Description of the task ->
Leave out the images; return the rest of the data exactly.

Information supplied ->
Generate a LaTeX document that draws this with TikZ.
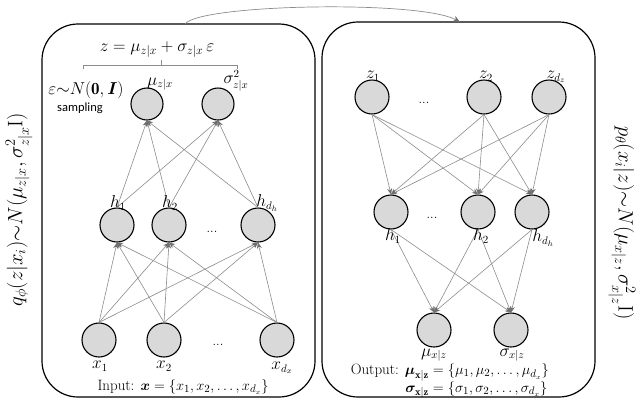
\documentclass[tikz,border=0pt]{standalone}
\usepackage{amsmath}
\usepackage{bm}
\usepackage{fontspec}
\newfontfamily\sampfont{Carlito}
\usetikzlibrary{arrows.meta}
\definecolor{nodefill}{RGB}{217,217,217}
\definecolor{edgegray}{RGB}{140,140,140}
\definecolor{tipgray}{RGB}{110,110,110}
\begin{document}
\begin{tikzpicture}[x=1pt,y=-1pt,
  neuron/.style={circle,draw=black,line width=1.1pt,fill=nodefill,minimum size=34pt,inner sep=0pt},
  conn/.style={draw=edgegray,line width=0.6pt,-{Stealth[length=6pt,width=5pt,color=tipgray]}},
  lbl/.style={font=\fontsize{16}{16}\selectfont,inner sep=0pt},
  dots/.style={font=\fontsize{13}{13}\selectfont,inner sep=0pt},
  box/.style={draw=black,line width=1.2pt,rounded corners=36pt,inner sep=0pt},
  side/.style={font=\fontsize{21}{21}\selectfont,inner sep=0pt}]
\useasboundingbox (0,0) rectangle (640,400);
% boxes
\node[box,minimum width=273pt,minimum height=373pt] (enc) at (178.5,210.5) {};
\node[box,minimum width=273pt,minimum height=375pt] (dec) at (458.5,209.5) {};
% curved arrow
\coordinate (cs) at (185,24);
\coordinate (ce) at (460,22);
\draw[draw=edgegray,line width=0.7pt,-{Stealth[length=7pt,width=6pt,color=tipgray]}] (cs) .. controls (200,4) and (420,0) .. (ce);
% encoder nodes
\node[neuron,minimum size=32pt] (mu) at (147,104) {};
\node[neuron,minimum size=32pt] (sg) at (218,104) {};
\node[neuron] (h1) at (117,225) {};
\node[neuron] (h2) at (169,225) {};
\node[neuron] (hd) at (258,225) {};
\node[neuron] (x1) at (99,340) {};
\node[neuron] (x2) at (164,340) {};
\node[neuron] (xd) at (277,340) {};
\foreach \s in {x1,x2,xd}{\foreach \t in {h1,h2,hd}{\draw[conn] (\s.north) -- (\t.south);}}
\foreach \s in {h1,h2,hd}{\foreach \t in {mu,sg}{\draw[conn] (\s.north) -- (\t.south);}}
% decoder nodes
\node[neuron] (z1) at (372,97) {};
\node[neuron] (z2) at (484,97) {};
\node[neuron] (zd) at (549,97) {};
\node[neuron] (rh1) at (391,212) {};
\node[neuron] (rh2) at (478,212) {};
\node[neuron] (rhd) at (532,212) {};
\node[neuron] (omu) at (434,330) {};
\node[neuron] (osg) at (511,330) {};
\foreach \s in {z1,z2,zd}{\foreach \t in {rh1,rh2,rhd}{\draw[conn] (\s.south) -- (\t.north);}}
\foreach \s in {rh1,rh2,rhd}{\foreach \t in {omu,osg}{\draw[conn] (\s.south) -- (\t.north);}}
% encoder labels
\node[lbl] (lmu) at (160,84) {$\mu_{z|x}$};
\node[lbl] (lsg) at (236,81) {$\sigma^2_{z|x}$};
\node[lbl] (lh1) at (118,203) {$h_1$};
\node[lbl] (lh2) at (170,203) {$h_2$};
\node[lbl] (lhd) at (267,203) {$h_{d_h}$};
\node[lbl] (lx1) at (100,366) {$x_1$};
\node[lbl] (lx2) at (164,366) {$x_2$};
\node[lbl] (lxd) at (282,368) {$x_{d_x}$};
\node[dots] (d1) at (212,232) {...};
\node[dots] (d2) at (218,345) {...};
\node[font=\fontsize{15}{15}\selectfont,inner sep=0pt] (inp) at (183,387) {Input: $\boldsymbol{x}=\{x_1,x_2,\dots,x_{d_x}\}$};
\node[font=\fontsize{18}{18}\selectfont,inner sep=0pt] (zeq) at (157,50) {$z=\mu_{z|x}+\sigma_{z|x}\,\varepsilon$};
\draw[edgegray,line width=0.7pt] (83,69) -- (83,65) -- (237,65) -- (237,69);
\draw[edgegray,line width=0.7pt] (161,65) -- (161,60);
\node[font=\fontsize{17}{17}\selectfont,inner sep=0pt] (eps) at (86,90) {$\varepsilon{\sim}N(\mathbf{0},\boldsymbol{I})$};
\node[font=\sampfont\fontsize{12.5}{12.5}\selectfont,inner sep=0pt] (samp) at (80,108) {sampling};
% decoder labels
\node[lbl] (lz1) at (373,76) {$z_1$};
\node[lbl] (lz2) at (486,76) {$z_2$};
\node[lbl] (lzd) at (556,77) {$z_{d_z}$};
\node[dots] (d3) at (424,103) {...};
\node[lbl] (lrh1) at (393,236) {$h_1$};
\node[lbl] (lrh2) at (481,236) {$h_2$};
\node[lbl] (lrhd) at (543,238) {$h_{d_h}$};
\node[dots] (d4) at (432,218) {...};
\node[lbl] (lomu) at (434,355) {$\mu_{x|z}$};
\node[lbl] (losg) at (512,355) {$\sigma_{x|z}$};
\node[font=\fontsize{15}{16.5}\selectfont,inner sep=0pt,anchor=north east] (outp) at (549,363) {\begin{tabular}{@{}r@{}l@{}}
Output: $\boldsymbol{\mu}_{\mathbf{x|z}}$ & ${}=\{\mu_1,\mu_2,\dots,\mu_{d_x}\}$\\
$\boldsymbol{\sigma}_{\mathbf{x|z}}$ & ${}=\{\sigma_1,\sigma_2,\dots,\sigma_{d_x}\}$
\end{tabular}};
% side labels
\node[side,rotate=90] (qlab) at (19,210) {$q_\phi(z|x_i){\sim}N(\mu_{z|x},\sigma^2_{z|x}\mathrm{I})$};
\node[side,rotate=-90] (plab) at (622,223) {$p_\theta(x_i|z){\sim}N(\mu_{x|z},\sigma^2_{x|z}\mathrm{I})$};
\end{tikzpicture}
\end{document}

Task answer ->
Generate a LaTeX document that draws this with TikZ.
\documentclass[tikz,border=0pt]{standalone}
\usepackage{amsmath}
\usepackage{bm}
\usepackage{fontspec}
\newfontfamily\sampfont{Carlito}
\usetikzlibrary{arrows.meta}
\definecolor{nodefill}{RGB}{217,217,217}
\definecolor{edgegray}{RGB}{140,140,140}
\definecolor{tipgray}{RGB}{110,110,110}
\begin{document}
\begin{tikzpicture}[x=1pt,y=-1pt,
  neuron/.style={circle,draw=black,line width=1.1pt,fill=nodefill,minimum size=34pt,inner sep=0pt},
  conn/.style={draw=edgegray,line width=0.6pt,-{Stealth[length=6pt,width=5pt,color=tipgray]}},
  lbl/.style={font=\fontsize{16}{16}\selectfont,inner sep=0pt},
  dots/.style={font=\fontsize{13}{13}\selectfont,inner sep=0pt},
  box/.style={draw=black,line width=1.2pt,rounded corners=36pt,inner sep=0pt},
  side/.style={font=\fontsize{21}{21}\selectfont,inner sep=0pt}]
\useasboundingbox (0,0) rectangle (640,400);
% boxes
\node[box,minimum width=273pt,minimum height=373pt] (enc) at (178.5,210.5) {};
\node[box,minimum width=273pt,minimum height=375pt] (dec) at (458.5,209.5) {};
% curved arrow
\coordinate (cs) at (185,24);
\coordinate (ce) at (460,22);
\draw[draw=edgegray,line width=0.7pt,-{Stealth[length=7pt,width=6pt,color=tipgray]}] (cs) .. controls (200,4) and (420,0) .. (ce);
% encoder nodes
\node[neuron,minimum size=32pt] (mu) at (147,104) {};
\node[neuron,minimum size=32pt] (sg) at (218,104) {};
\node[neuron] (h1) at (117,225) {};
\node[neuron] (h2) at (169,225) {};
\node[neuron] (hd) at (258,225) {};
\node[neuron] (x1) at (99,340) {};
\node[neuron] (x2) at (164,340) {};
\node[neuron] (xd) at (277,340) {};
\foreach \s in {x1,x2,xd}{\foreach \t in {h1,h2,hd}{\draw[conn] (\s.north) -- (\t.south);}}
\foreach \s in {h1,h2,hd}{\foreach \t in {mu,sg}{\draw[conn] (\s.north) -- (\t.south);}}
% decoder nodes
\node[neuron] (z1) at (372,97) {};
\node[neuron] (z2) at (484,97) {};
\node[neuron] (zd) at (549,97) {};
\node[neuron] (rh1) at (391,212) {};
\node[neuron] (rh2) at (478,212) {};
\node[neuron] (rhd) at (532,212) {};
\node[neuron] (omu) at (434,330) {};
\node[neuron] (osg) at (511,330) {};
\foreach \s in {z1,z2,zd}{\foreach \t in {rh1,rh2,rhd}{\draw[conn] (\s.south) -- (\t.north);}}
\foreach \s in {rh1,rh2,rhd}{\foreach \t in {omu,osg}{\draw[conn] (\s.south) -- (\t.north);}}
% encoder labels
\node[lbl] (lmu) at (160,84) {$\mu_{z|x}$};
\node[lbl] (lsg) at (236,81) {$\sigma^2_{z|x}$};
\node[lbl] (lh1) at (118,203) {$h_1$};
\node[lbl] (lh2) at (170,203) {$h_2$};
\node[lbl] (lhd) at (267,203) {$h_{d_h}$};
\node[lbl] (lx1) at (100,366) {$x_1$};
\node[lbl] (lx2) at (164,366) {$x_2$};
\node[lbl] (lxd) at (282,368) {$x_{d_x}$};
\node[dots] (d1) at (212,232) {...};
\node[dots] (d2) at (218,345) {...};
\node[font=\fontsize{15}{15}\selectfont,inner sep=0pt] (inp) at (183,387) {Input: $\boldsymbol{x}=\{x_1,x_2,\dots,x_{d_x}\}$};
\node[font=\fontsize{18}{18}\selectfont,inner sep=0pt] (zeq) at (157,50) {$z=\mu_{z|x}+\sigma_{z|x}\,\varepsilon$};
\draw[edgegray,line width=0.7pt] (83,69) -- (83,65) -- (237,65) -- (237,69);
\draw[edgegray,line width=0.7pt] (161,65) -- (161,60);
\node[font=\fontsize{17}{17}\selectfont,inner sep=0pt] (eps) at (86,90) {$\varepsilon{\sim}N(\mathbf{0},\boldsymbol{I})$};
\node[font=\sampfont\fontsize{12.5}{12.5}\selectfont,inner sep=0pt] (samp) at (80,108) {sampling};
% decoder labels
\node[lbl] (lz1) at (373,76) {$z_1$};
\node[lbl] (lz2) at (486,76) {$z_2$};
\node[lbl] (lzd) at (556,77) {$z_{d_z}$};
\node[dots] (d3) at (424,103) {...};
\node[lbl] (lrh1) at (393,236) {$h_1$};
\node[lbl] (lrh2) at (481,236) {$h_2$};
\node[lbl] (lrhd) at (543,238) {$h_{d_h}$};
\node[dots] (d4) at (432,218) {...};
\node[lbl] (lomu) at (434,355) {$\mu_{x|z}$};
\node[lbl] (losg) at (512,355) {$\sigma_{x|z}$};
\node[font=\fontsize{15}{16.5}\selectfont,inner sep=0pt,anchor=north east] (outp) at (549,363) {\begin{tabular}{@{}r@{}l@{}}
Output: $\boldsymbol{\mu}_{\mathbf{x|z}}$ & ${}=\{\mu_1,\mu_2,\dots,\mu_{d_x}\}$\\
$\boldsymbol{\sigma}_{\mathbf{x|z}}$ & ${}=\{\sigma_1,\sigma_2,\dots,\sigma_{d_x}\}$
\end{tabular}};
% side labels
\node[side,rotate=90] (qlab) at (19,210) {$q_\phi(z|x_i){\sim}N(\mu_{z|x},\sigma^2_{z|x}\mathrm{I})$};
\node[side,rotate=-90] (plab) at (622,223) {$p_\theta(x_i|z){\sim}N(\mu_{x|z},\sigma^2_{x|z}\mathrm{I})$};
\end{tikzpicture}
\end{document}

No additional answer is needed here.